### BRIEF:
Present each line of the entries below that holds the word "this".

### RECORDS TO PROCESS:
◆ ◆ ◆

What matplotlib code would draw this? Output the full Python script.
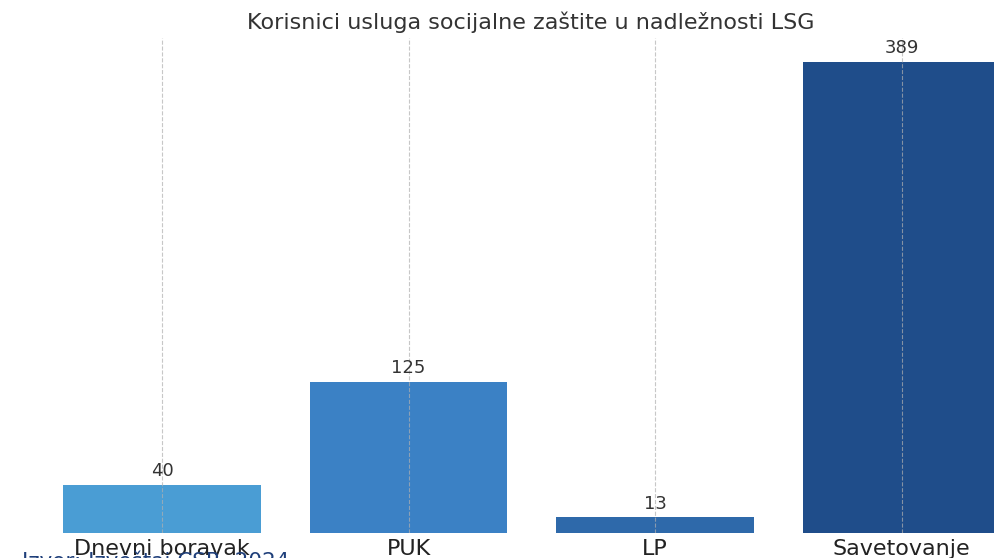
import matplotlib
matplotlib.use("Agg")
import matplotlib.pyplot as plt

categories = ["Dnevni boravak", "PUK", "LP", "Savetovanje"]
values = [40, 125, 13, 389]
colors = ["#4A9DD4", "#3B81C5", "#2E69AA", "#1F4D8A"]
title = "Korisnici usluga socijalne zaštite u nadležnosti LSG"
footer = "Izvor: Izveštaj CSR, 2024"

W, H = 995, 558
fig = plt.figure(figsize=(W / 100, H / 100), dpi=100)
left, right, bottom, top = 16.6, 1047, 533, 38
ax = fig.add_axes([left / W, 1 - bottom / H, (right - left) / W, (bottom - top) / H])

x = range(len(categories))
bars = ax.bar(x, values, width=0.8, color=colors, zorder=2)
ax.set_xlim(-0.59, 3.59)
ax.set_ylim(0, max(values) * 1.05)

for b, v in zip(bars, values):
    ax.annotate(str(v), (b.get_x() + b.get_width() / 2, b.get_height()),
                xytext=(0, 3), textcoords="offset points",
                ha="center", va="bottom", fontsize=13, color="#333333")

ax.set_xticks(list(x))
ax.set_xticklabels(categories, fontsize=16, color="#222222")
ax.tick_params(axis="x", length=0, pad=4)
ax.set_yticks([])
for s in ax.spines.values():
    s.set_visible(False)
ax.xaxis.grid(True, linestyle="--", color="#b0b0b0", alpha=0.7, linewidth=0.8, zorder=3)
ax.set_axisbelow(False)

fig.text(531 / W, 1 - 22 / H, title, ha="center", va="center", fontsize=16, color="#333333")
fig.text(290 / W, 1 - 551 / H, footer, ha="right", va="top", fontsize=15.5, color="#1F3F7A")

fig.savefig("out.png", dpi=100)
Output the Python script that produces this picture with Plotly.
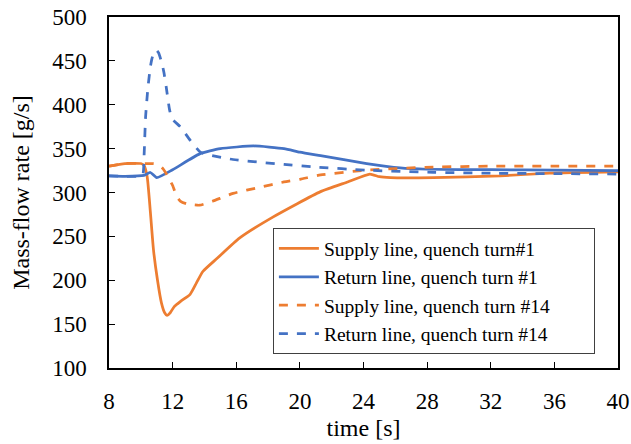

◆ ◆ ◆

### EXERCISE RESULT:
What matplotlib code would draw this? Output the full Python script.
Output the Python script that produces this picture with Plotly.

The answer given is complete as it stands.